Dalam pertemuan umum Lembaga Pertolongan bulan September tahun 1998, Presiden Gordon B. Hinckley menyatakan, “Saya percaya masalah-masalah kita, hampir semuanya, muncul dari rumah tangga manusia. Jika harus ada reformasi, jika harus ada perubahan, jika harus ada pengembalian pada nilai-nilai kuno dan kudus, hal itu harus dimulai dari rumah. Adalah di rumah kebenaran dipelajari, integritas dibina, disiplin diri dipupuk, dan kasih dipelihara” (Gordon B. Hinckley, “Berjalan di Dalam Terang Tuhan,” Liahona, Januari 1999, 117).
Di antara nilai-nilai kuno dan kudus yang hendaknya kita kembalikan ialah asas-asas sederhana Injil Yesus Kristus.

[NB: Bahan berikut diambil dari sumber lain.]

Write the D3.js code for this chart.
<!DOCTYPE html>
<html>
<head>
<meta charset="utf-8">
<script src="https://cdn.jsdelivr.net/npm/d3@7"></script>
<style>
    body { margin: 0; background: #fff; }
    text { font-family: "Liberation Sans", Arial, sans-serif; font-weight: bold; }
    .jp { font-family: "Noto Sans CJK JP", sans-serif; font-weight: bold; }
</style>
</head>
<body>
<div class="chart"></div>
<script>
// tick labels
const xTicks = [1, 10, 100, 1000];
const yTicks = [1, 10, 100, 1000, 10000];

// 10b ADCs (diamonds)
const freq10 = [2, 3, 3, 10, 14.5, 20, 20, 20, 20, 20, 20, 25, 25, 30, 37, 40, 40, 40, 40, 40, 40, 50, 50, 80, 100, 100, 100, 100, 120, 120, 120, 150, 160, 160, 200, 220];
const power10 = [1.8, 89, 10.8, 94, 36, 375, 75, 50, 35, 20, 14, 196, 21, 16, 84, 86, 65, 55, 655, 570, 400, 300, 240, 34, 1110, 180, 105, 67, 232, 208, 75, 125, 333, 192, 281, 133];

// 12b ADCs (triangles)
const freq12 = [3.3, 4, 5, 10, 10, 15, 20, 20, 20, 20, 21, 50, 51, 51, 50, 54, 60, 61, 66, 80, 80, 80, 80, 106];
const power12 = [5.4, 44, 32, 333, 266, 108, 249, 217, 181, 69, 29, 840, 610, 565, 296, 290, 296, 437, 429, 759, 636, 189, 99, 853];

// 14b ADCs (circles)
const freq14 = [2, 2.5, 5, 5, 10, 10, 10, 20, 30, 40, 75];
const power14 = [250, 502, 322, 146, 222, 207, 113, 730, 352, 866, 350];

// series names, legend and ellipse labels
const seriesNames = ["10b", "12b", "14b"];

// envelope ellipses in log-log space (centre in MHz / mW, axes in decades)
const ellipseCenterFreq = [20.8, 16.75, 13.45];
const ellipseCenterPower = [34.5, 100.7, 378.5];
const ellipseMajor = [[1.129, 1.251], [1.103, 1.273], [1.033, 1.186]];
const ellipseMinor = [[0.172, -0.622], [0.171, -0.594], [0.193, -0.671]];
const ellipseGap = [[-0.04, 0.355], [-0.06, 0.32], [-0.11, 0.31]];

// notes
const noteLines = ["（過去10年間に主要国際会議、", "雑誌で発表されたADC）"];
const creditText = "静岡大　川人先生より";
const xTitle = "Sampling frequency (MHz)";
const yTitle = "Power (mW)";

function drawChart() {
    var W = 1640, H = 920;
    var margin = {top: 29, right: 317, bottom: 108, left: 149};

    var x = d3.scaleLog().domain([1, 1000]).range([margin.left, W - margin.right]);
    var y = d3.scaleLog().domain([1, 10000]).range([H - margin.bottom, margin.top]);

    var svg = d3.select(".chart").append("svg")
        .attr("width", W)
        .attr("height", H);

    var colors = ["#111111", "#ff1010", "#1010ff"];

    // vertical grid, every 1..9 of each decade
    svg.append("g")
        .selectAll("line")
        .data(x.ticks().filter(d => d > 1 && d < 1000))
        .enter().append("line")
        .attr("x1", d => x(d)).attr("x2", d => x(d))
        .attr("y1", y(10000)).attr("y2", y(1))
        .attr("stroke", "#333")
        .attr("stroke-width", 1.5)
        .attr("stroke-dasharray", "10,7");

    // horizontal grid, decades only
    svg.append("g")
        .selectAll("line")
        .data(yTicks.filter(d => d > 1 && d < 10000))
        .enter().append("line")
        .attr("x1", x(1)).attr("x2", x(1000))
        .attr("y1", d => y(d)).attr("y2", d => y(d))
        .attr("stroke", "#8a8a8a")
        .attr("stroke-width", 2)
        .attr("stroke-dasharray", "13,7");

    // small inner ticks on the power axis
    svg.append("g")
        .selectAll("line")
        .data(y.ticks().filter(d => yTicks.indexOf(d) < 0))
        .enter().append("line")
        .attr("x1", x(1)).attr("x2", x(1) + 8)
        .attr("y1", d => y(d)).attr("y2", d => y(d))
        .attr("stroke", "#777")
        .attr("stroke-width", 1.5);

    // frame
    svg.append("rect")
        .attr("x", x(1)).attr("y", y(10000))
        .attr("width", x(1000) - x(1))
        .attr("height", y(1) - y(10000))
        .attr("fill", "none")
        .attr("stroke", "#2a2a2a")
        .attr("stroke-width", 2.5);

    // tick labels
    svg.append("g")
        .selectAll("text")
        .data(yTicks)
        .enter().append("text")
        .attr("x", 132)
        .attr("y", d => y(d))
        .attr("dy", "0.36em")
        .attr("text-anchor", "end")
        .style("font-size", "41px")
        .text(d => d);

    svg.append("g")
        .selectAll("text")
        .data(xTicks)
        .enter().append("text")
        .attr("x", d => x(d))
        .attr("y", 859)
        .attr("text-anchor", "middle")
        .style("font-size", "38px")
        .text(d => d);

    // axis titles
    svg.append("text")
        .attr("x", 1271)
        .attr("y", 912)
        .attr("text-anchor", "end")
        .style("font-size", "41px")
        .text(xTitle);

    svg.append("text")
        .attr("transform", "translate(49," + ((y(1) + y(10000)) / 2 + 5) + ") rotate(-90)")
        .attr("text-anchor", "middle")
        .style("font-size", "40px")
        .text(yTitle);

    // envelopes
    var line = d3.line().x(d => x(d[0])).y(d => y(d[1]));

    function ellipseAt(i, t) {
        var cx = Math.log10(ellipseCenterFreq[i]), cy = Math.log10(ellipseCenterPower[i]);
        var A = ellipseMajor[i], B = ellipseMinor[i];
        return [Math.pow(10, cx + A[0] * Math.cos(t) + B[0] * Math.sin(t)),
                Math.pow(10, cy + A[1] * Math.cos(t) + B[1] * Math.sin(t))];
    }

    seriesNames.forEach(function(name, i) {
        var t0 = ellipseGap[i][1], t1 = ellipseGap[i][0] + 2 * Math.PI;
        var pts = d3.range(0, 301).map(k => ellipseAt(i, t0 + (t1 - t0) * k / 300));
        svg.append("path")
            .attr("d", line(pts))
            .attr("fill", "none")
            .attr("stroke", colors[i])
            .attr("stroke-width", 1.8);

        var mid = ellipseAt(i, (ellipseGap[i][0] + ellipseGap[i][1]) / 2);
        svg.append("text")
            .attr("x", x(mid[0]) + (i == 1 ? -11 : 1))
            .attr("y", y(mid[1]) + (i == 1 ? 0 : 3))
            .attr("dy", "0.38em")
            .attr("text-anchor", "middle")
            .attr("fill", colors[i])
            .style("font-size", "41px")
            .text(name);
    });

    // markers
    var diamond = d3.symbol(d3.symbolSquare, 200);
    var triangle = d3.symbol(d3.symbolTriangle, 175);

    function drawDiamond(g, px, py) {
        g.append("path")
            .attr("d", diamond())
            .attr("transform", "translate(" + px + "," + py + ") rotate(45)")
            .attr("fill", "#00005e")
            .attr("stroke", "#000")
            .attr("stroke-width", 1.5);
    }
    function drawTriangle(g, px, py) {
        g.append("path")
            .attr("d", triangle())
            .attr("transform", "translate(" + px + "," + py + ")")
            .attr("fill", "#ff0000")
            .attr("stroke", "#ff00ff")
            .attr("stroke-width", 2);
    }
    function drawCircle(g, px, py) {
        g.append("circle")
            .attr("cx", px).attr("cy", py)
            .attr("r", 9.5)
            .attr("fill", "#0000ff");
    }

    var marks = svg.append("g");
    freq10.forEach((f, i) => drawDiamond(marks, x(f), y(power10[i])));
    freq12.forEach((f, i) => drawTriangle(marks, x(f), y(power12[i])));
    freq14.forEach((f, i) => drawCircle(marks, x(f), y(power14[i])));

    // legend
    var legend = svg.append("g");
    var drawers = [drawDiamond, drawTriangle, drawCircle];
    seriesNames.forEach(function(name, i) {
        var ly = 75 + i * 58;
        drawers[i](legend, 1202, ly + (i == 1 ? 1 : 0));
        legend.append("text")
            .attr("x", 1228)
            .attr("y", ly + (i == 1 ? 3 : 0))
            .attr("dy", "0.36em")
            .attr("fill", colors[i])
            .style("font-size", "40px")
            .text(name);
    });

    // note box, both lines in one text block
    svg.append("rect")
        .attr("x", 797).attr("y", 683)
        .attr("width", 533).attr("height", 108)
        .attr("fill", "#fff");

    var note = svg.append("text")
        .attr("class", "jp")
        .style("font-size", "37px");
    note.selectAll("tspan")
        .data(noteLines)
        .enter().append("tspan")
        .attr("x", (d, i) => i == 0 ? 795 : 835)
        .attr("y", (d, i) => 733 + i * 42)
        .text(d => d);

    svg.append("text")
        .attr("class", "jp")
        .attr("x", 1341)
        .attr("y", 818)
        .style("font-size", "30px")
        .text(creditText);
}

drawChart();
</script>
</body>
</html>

Hal ini hendaknya ditegakkan dengan kuat di dalam rumah tangga kita untuk memastikan kebahagiaan dalam kehidupan keluarga.
Presiden Wilford Woodruff menyatakan, “Tuhan memiliki banyak asas besar yang dipersiapkan bagi kita; dan asas terbesar yang dia miliki bagi kita adalah asas yang paling sederhana serta jelas. Asas-asas utama Injil yang menuntun kita pada kehidupan kekal adalah asas yang paling sederhana meskipun demikian tidak ada asas yang lebih mulia atau lebih penting bagi kita” (“Remarks,” Deseret News, 1 April 1857, 27).

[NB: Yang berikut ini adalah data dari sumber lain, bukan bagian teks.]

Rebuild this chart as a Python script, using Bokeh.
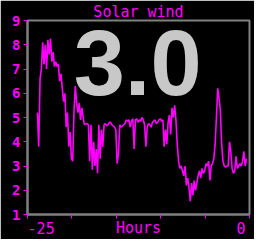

Tepatnya adalah karena asas-asas ini jelas dan sederhana sehingga sering kali tidak diperhitungkan manakala muncul tantangan-tantangan yang harus dihadapi yang mempengaruhi kehidupan keluarga. Kadang-kadang kita cenderung berpikir bahwa semakin serius masalahnya, semakin besar dan semakin rumitlah pemecahannya. Pendapat itu dapat menuntun kita, misalnya, untuk mencari bantuan dari orang-orang atau lembaga-lembaga di luar rumah tangga, padahal kenyataannya pemecahan yang paling efektif akan datang dengan menerapkan asas-asas Injil yang mulia tersebut di dalam rumah tangga kita melalui tindakan-tindakan serta tugas-tugas kecil dalam kehidupan sehari-hari. Tulisan suci mengingatkan kita “bahwa dari hal-hal yang kecil dan sederhana terjadilah hal-hal yang besar” (Alma 37:6).

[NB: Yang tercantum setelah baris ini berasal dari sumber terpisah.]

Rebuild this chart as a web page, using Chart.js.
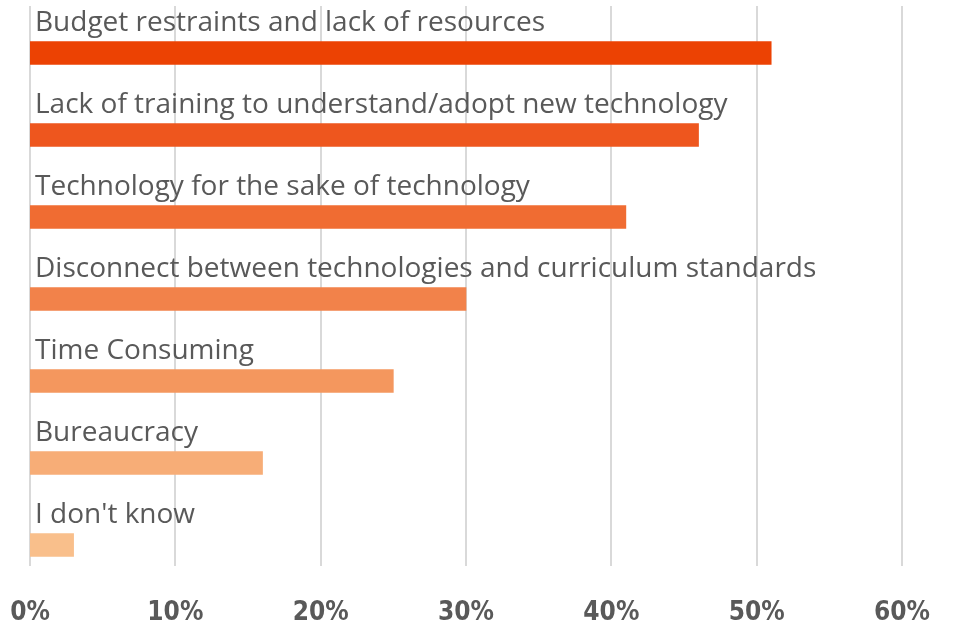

Dalam “Keluarga: Pernyataan kepada Dunia,” Presidensi Utama dan Kuorum Dua Belas Rasul menyatakan bahwa “Pernikahan dan keluarga yang berhasil ditegakkan dan dipertahankan dengan asas-asas iman, doa, pertobatan, pengampunan, rasa hormat, kasih, kasih sayang, kerja, dan kegiatan rekreasi yang sehat” (Liahona, Oktober 1998, 24).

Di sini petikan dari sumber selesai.